For instance my file would be named
(note the use of lower case letters only):
 ruiz_smith_proj4_report.pdf if I worked with Joe Smith on this project.
 [lastname1_lastname2]_proj4_slides.[ext]
(or [lastname]_proj4_slides.[ext] in the case of
students taking this course for graduate credit)
containing your slides for your oral reports.
This file should be either a PDF file (ext=pdf)
or a PowerPoint file (ext=ppt).
Your group will have only 4 minutes in class to discuss
the entire project (both individual and group parts, and
classification and association rules).
GRADING CRITERIA
(TOTAL: 100 points) FOR THE HOMEWORK (PART I) as stated in the Homework assignment above.

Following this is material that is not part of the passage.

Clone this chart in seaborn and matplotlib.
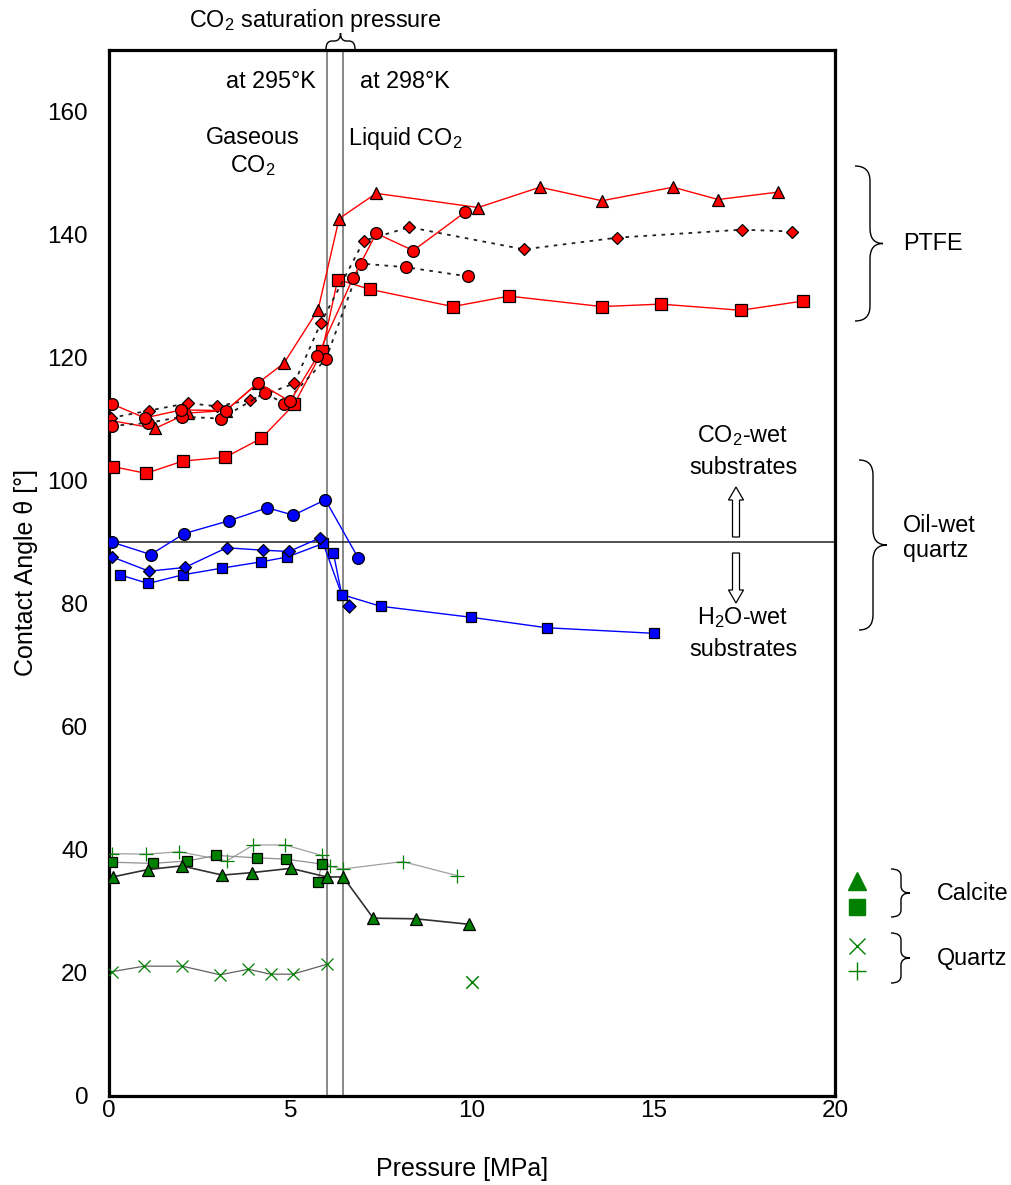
import numpy as np
import matplotlib
matplotlib.use("Agg")
import matplotlib.pyplot as plt
import seaborn as sns
from matplotlib.path import Path
from matplotlib.patches import PathPatch, FancyArrow
from matplotlib.transforms import Affine2D
from matplotlib.lines import Line2D

# ---------------- data: pressure [MPa] and contact angle [deg] ----------------
# PTFE
ptfe_tri_p = [0.03, 1.27, 2.18, 3.22, 4.11, 4.82, 5.76, 6.34, 7.36, 10.17, 11.87, 13.58, 15.54, 16.78, 18.43]
ptfe_tri_a = [109.8, 108.5, 111.0, 111.4, 115.9, 119.1, 127.8, 142.6, 146.7, 144.4, 147.7, 145.5, 147.7, 145.7, 146.9]

ptfe_sq_p = [0.10, 1.02, 2.04, 3.20, 4.20, 5.10, 5.87, 6.30, 7.19, 9.47, 11.02, 13.58, 15.20, 17.41, 19.12]
ptfe_sq_a = [102.3, 101.2, 103.2, 103.8, 106.9, 112.4, 121.0, 132.7, 131.1, 128.3, 130.0, 128.3, 128.7, 127.7, 129.2]

ptfe_dia_p = [0.05, 1.10, 2.17, 2.97, 3.88, 5.10, 5.84, 7.02, 8.27, 11.43, 14.00, 17.44, 18.82]
ptfe_dia_a = [110.2, 111.4, 112.6, 112.1, 113.1, 115.8, 125.7, 139.0, 141.2, 137.6, 139.5, 140.8, 140.5]

ptfe_circ1_p = [0.07, 0.99, 1.98, 3.22, 4.11, 4.99, 5.74, 6.72, 7.36, 8.38, 9.80]
ptfe_circ1_a = [112.5, 110.2, 111.5, 111.4, 115.9, 112.9, 120.2, 132.9, 140.2, 137.4, 143.6]

ptfe_circ2_p = [0.07, 1.08, 2.02, 3.08, 4.30, 4.82, 5.98, 6.93, 8.18, 9.89]
ptfe_circ2_a = [108.9, 109.4, 110.4, 110.1, 114.3, 112.5, 119.8, 135.3, 134.7, 133.2]

# Oil-wet quartz
oq_circ_p = [0.09, 1.15, 2.07, 3.31, 4.36, 5.08, 5.96, 6.86]
oq_circ_a = [90.0, 88.0, 91.4, 93.5, 95.6, 94.4, 96.9, 87.5]

oq_dia_p = [0.09, 1.10, 2.09, 3.24, 4.25, 4.96, 5.81, 6.62]
oq_dia_a = [87.6, 85.3, 85.9, 89.1, 88.7, 88.5, 90.7, 79.6]

oq_sq_p = [0.30, 1.08, 2.03, 3.12, 4.18, 4.91, 5.90, 6.41, 7.48, 9.98, 12.06, 15.00]
oq_sq_a = [84.7, 83.3, 84.7, 85.8, 86.8, 87.6, 89.8, 81.5, 79.6, 77.8, 76.1, 75.2]

oq_sq2_p = [6.18, 6.41]
oq_sq2_a = [88.3, 81.5]

# Calcite
calc_tri_p = [0.10, 1.07, 2.00, 3.12, 3.93, 5.01, 6.00, 6.45, 7.28, 8.45, 9.93]
calc_tri_a = [35.6, 36.8, 37.4, 35.9, 36.3, 37.0, 35.6, 35.6, 28.9, 28.8, 27.9]

calc_sq_p = [0.07, 1.20, 2.16, 2.95, 4.09, 4.87, 5.86, 5.75]
calc_sq_a = [38.0, 37.8, 38.2, 39.1, 38.7, 38.5, 37.7, 34.8]

# Quartz
qz_x_p = [0.07, 0.97, 2.02, 3.06, 3.84, 4.45, 5.06, 6.00, 9.99]
qz_x_a = [20.2, 21.1, 21.1, 19.7, 20.6, 19.8, 19.8, 21.4, 18.6]

qz_plus_p = [0.07, 1.02, 1.94, 3.24, 3.98, 4.85, 5.86, 6.09, 6.45, 8.09, 9.60]
qz_plus_a = [39.4, 39.3, 39.7, 38.2, 40.8, 40.8, 39.1, 37.3, 36.9, 38.1, 35.8]

# CO2 saturation pressures at 295 K and 298 K, and the 90 deg divide
sat_pressures = [6.0, 6.45]
neutral_angle = 90

x_ticks = [0, 5, 10, 15, 20]
y_ticks = [0, 20, 40, 60, 80, 100, 120, 140, 160]

# ---------------- style ----------------
sns.set_theme(style="white")
plt.rcParams["font.family"] = ["Liberation Sans", "DejaVu Sans"]
plt.rcParams["mathtext.fontset"] = "custom"
plt.rcParams["mathtext.rm"] = "Liberation Sans"
plt.rcParams["mathtext.it"] = "Liberation Sans:italic"
plt.rcParams["mathtext.bf"] = "Liberation Sans:bold"

W, H = 1012, 1185
fig = plt.figure(figsize=(W / 100, H / 100), dpi=100)
fig.patch.set_facecolor("white")
ax = fig.add_axes([109 / W, 1 - 1096 / H, 726 / W, 1046 / H])
ax.set_facecolor("white")

# pixel coordinates (origin top-left) for annotations around the axes
px = Affine2D().scale(1 / W, -1 / H).translate(0, 1) + fig.transFigure

RED, BLUE, GREEN = "#ff0000", "#0000ff", "#008000"


def series(p, a, line_color, marker, ms, face, ls="-", lw=1.0, edge="black", z=3):
    sns.lineplot(x=p, y=a, ax=ax, sort=False, estimator=None, legend=False,
                 color=line_color, lw=lw, linestyle=ls, marker=marker, ms=ms,
                 mfc=face, mec=edge, mew=0.9, zorder=z)


# reference lines
for sp in sat_pressures:
    ax.axvline(sp, color="#7f7f7f", lw=1.3, zorder=1)
ax.axhline(neutral_angle, color="#202020", lw=1.1, zorder=1)

# calcite and quartz
series(qz_x_p[:-1], qz_x_a[:-1], "#606060", "x", 9, GREEN, lw=0.9, edge=GREEN)
sns.scatterplot(x=qz_x_p[-1:], y=qz_x_a[-1:], ax=ax, marker="x", s=80,
                color=GREEN, linewidth=1.1, legend=False, zorder=3)
series(qz_plus_p, qz_plus_a, "#a0a0a0", "+", 10, GREEN, lw=0.9, edge=GREEN)
series(calc_sq_p, calc_sq_a, "#909090", "s", 7.5, GREEN, lw=0.9)
series(calc_tri_p, calc_tri_a, "#303030", "^", 8.5, GREEN, lw=1.2)

# oil-wet quartz
series(oq_sq2_p, oq_sq2_a, BLUE, "s", 7, BLUE, lw=1.0)
series(oq_sq_p, oq_sq_a, BLUE, "s", 7, BLUE, lw=1.0)
series(oq_dia_p[:-1], oq_dia_a[:-1], BLUE, "D", 6.5, BLUE, lw=1.0)
sns.scatterplot(x=oq_dia_p[-1:], y=oq_dia_a[-1:], ax=ax, marker="D", s=45,
                color=BLUE, edgecolor="black", linewidth=0.9, legend=False, zorder=3)
series(oq_circ_p, oq_circ_a, BLUE, "o", 8.5, BLUE, lw=1.0)

# PTFE
series(ptfe_tri_p, ptfe_tri_a, RED, "^", 8.5, RED, lw=1.0)
series(ptfe_sq_p, ptfe_sq_a, RED, "s", 8, RED, lw=1.0)
series(ptfe_dia_p, ptfe_dia_a, "#202020", "D", 6.3, RED, ls=(0, (2, 3)), lw=1.3)
series(ptfe_circ2_p, ptfe_circ2_a, "#202020", "o", 8.5, RED, ls=(0, (2, 3)), lw=1.3)
series(ptfe_circ1_p, ptfe_circ1_a, RED, "o", 8.5, RED, lw=1.0)

# axes
ax.set_xlim(0, 20)
ax.set_ylim(0, 170)
ax.set_xticks(x_ticks)
ax.set_yticks(y_ticks)
for s in ax.spines.values():
    s.set_linewidth(2.3)
    s.set_color("black")
ax.tick_params(direction="in", length=6, width=2.3, labelsize=17.5, colors="black")
ax.tick_params(axis="x", pad=3)
ax.tick_params(axis="y", pad=15)
ax.set_xlabel("Pressure [MPa]", fontsize=18, color="black")
ax.set_ylabel("Contact Angle θ [°]", fontsize=18, color="black")
ax.xaxis.set_label_coords(0.486, -0.058)
ax.yaxis.set_label_coords(-0.098, 0.5)


# ---------------- braces, arrows and notes ----------------
def vbrace(x0, y0, y1, xs, xt, r=14, lw=1.0):
    ym = (y0 + y1) / 2
    verts = [(x0, y0), (xs, y0), (xs, y0 + r),
             (xs, ym - r),
             (xs, ym), (xt, ym),
             (xs, ym), (xs, ym + r),
             (xs, y1 - r),
             (xs, y1), (x0, y1)]
    codes = [Path.MOVETO, Path.CURVE3, Path.CURVE3,
             Path.LINETO,
             Path.CURVE3, Path.CURVE3,
             Path.CURVE3, Path.CURVE3,
             Path.LINETO,
             Path.CURVE3, Path.CURVE3]
    fig.add_artist(PathPatch(Path(verts, codes), transform=px, fill=False,
                             ec="black", lw=lw))


def hbrace(x0, x1, y0, ys, yt, r=6, lw=1.0):
    xm = (x0 + x1) / 2
    verts = [(x0, y0), (x0, ys), (x0 + r, ys),
             (xm - r, ys),
             (xm, ys), (xm, yt),
             (xm, ys), (xm + r, ys),
             (x1 - r, ys),
             (x1, ys), (x1, y0)]
    codes = [Path.MOVETO, Path.CURVE3, Path.CURVE3,
             Path.LINETO,
             Path.CURVE3, Path.CURVE3,
             Path.CURVE3, Path.CURVE3,
             Path.LINETO,
             Path.CURVE3, Path.CURVE3]
    fig.add_artist(PathPatch(Path(verts, codes), transform=px, fill=False,
                             ec="black", lw=lw))


def note(x, y, s, ha="center", size=16.8):
    fig.text(x, y, s, transform=px, ha=ha, va="center", fontsize=size,
             color="black", linespacing=1.15)


hbrace(326, 355, 49, 41, 33)
note(315, 20, "CO$_\\mathregular{2}$ saturation pressure")
note(316, 81, "at 295°K", ha="right")
note(360, 81, "at 298°K", ha="left")
note(253, 137, "Gaseous")
note(253, 166, "CO$_\\mathregular{2}$")
note(348, 138, "Liquid CO$_\\mathregular{2}$", ha="left")

note(743, 436, "CO$_\\mathregular{2}$-wet")
note(743, 467, "substrates")
note(743, 618, "H$_\\mathregular{2}$O-wet")
note(743, 649, "substrates")
for y_start, dy in [(537, -50), (553, 50)]:
    fig.add_artist(FancyArrow(736, y_start, 0, dy, width=7, head_width=15,
                              head_length=13, length_includes_head=True,
                              transform=px, fc="white", ec="black", lw=0.9))

vbrace(855, 166, 321, 870, 883, r=15)
note(903, 244, "PTFE", ha="left")
vbrace(859, 460, 630, 873, 887, r=15)
note(903, 538, "Oil-wet\nquartz", ha="left")

vbrace(891, 869, 917, 901, 910, r=7)
note(937, 893, "Calcite", ha="left")
vbrace(891, 933, 983, 901, 910, r=7)
note(937, 958, "Quartz", ha="left")

for y, m, ms, kw in [(881, "^", 13, {}), (907, "s", 12, {}),
                     (946, "x", 12, {"mew": 1.0}), (971, "+", 13, {"mew": 1.0})]:
    fig.add_artist(Line2D([857], [y], transform=px, marker=m, ms=ms, color=GREEN,
                          mec=GREEN, ls="none", **kw))

fig.savefig("out.png", dpi=100, facecolor="white")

(TOTAL: 200 points) FOR THE PROJECT (PART II) as follows:
(TOTAL: 15 points) ALGORITHMIC DESCRIPTION OF THE CODE
(05 points) Description of the algorithm underlying the Weka filters used
(10 points) Description of the ALGORITHM underlying the data mining
methods used in this project.
(up to 10 extra credit points for an outstanding job)
(extra credit points for description of the optional methods: COBWEB/CLASSIT and EM)
(providing just a structural description of the code, i.e. a list of
classes and methods, will receive 0 points)
(TOTAL: 5 points) PREPROCESSING OF THE DATASET:
Preprocess attributes as needed and dealing with missing values appropriately
(up to 5 extra credit points)
Trying to do "fancier" things with attributes
(i.e. combining two attributes highly correlated
into one, using background knowledge, etc.)
(TOTAL: 160 points: 80 points for the individual part and 80 points for the group part)
EXPERIMENTS
(TOTAL: 40 points each dataset) FOR EACH DATASET:
(05 points) ran a good number of experiments to get familiar with the
data mining methods in this project
(10 points) good description of the experiment setting and the results
(10 points) good analysis of the results of the experiments
INCLUDING discussion of evaluations statistics returned by
the Weka systems (accuracy and/or errors) and discussion of
particularly interesting results
(10 points) good graphical representations of the results for the 1st dataset
(10 extra points) good graphical representations of the results for the 2st dataset
(05 points) comparison of the results with those obtained using the other
methods in this project.
Argumentation of weknesses and/or strengths of each of the
methods on this dataset, and argumentation of which method
should be preferred for this dataset and why.
(up to 10 extra credit points) excellent analysis of the results and
comparisons
(up to 10 extra credit points) running additional interesting experiments
(TOTAL 5 points) SLIDES  how well do they summarize concisely
the results of the project? We suggest you summarize the
setting of your experiments and their results in a tabular manner.
(up to 6 extra credit points) for excellent summary and presentation of results
in the slides.
(TOTAL 15 points) Class presentation  how well your oral presentation summarized
concisely the results of the project and how focus your presentation was
on the more creative/interesting/useful of your experiments and results.
This grade is given individually to each team member.